Model.save and load giving different result

Igo312 · April 5, 2020, 3:28am

As the other similar problem describe. When I try resume training, it start at a random prediction point. And so far I cannot find a solution.
here’s what I have done:

using different dataset:
- I’m using mnist with Zerospadding(114) whose size is (256,256). And after reloading and do prediction it returns a high accuracy, so I think the reloading works fine in mnist dataset
- And I also use torch.ones(input_shape) to train and evaluate, reload data can output a same result as trained model does.
- use only one spectrum(from my audio datasets), model can predict well after reloading in different session.
training for a while and reload it in the same session: it gives me a high accuracy as well as the model after some training does.but in different session it doesn’t work anymore.
As for the method of yeilding data. I’m using python generator to yiled data then transfor it into Tensor. But I also tried pytorch.utils.data.Datasets and DataLoader. Unfortunately, it cannot work either.
According to the operation No.3, it is may not dataset problem? And I think it is may AvgPool2d 's problem? I replace it with AdaptiveAvgPool2d, and it cannot work again…

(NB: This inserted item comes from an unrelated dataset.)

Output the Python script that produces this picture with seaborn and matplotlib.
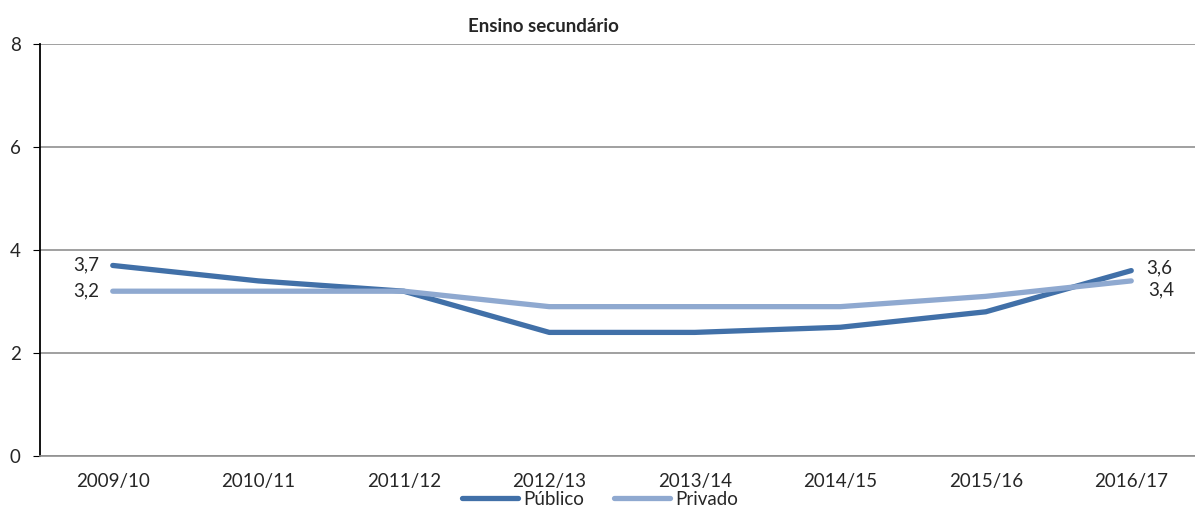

here’s my model script(MobileNetv1)

import torch.nn as nn
import torch.nn.functional as F

class MobileNet1(nn.Module):
    def __init__(self,initial_channel,n_class):
        super(MobileNet1, self).__init__()
        self.class_num = n_class

        def conv_bn(inp, oup, stride):
            return nn.Sequential(
                nn.Conv2d(inp, oup, 3, stride, 1, bias=False),
                nn.BatchNorm2d(oup),
                nn.ReLU(inplace=True)
            )

        def conv_dw(inp, oup, stride):
            return nn.Sequential(
                nn.Conv2d(inp, inp, 3, stride, 1, groups=inp, bias=False),
                nn.BatchNorm2d(inp),
                nn.ReLU(inplace=True),

                nn.Conv2d(inp, oup, 1, 1, 0, bias=False),
                nn.BatchNorm2d(oup),
                nn.ReLU(inplace=True),
            )

        self.model = nn.Sequential(
            conv_bn(initial_channel, 32, 2),
            conv_dw(32, 64, 1),
            conv_dw(64, 128, 2),
            conv_dw(128, 128, 1),
            conv_dw(128, 256, 2),
            conv_dw(256, 256, 1),
            conv_dw(256, 512, 2),
            conv_dw(512, 512, 1),
            conv_dw(512, 512, 1),
            conv_dw(512, 512, 1),
            conv_dw(512, 512, 1),
            conv_dw(512, 512, 1),
            conv_dw(512, 1024, 2),
            conv_dw(1024, 1024, 1),
            nn.AvgPool2d(8),
        ) 
        self.fc = nn.Linear(1024, self.class_num)

    def forward(self, x):
        x = self.model(x)
        x = x.view(-1, 1024)
        x = self.fc(x)
        return x

here’s my simple description for main code

#-----------------------fix random seed---------------------------------#
args.seed = 5153
print("Random Seed: ", args.seed)
random.seed(args.seed)
np.random.seed(args.seed)
torch.manual_seed(args.seed)
if args.gpus:
    # Sets the seed for generating random numbers on all GPUs.
    torch.cuda.manual_seed(args.seed)
    torch.cuda.manual_seed_all(args.seed)

#---------------------------training-------------------------------------#
model = MobileNet1()
model.load_state_dict(weight['state_dict'])
data = generator(data_path) # generator is a python generator
for epoch in range(epochs):
    for x, y in data:
        output = model(x)
        loss = criterion(output, y)

        optimizer.zero_grad()
        loss /= accumulate_step
        loss.backward()
        optimizer.step()
    scheduler.step()
    save_checkpoint(filepath=args.save,
                    filename='{}-epoch{}-val_loss{:.4f}.pth'.format(
                            args.model_name, epoch, val_loss),
                            state={'epoch': epoch , 'state_dict': 
                             model.state_dict(), 'best_prec1': best_test,
                            'optimizer': optimizer.state_dict()},
            )